Древний даосский философ смог на удивление точно и живо изложить в своем роде универсальную и даже, в сущности, единственно возможную схему стратегии. Тот, кто будет твердо держаться этой схемы, обязательно добьется победы. Вопрос только в том, хватит ли у полководца воли и терпения охватить сознанием уровень микровосприятий, который дает интуицию глубинной событийности мира. Мясник в рассказе Чжуан-цзы говорит о себе, что он «любит Путь, а это выше простого мастерства». Чтобы постичь секрет беспроигрышной стратегии, нужно проникнуться безграничным доверием к вечноотсутствующей реальности. Для этого тоже требуется особый талант.

Музыкальная метафора в притче Чжуан-цзы заслуживает особенного внимания. Ритм есть самый верный признак событийности, составляющей саму природу жизни. Он не принадлежит ни идеальному, ни физическому миру, но преобразует одно в другое, связывая несвязуемое, открывая сознание неисповедимой бездне превращений. Истинный героизм китайского стратега не проявляется на поле брани. Он сокрыт в глубине его сердца. Это мужество предстояния перед несотворенным зиянием бытия.

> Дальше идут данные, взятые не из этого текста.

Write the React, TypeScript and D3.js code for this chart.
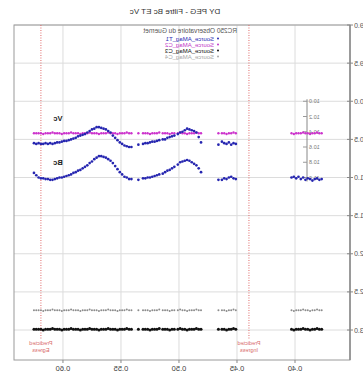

Множество признаков указывает на то, что наследие китайской стратегии становится весьма актуальным в современном мире. Достаточно указать на быстрорастущее значение так называемых тотальных и информационных войн, которые предрешают исход противостояния еще до начала боевых действий или вовсе делают их излишними. Очень может быть даже, что в условиях анархии, сопутствующей информационной, или «постмодернистской», цивилизации, война вообще становится бессмысленной или даже невозможной. Это обстоятельство лишь с еще большей ясностью раскрывает глубинный смысл войны как способа сохранения жизненной целостности существования и, следовательно, как духовного испытания. Если человечество приходит к пониманию того, что боевые действия становятся ненужными, то не менее важно осознать и то, что главное условие победы в соответствии с идеальной стратегией, предлагаемой китайской мыслью, – это духовные качества победителя.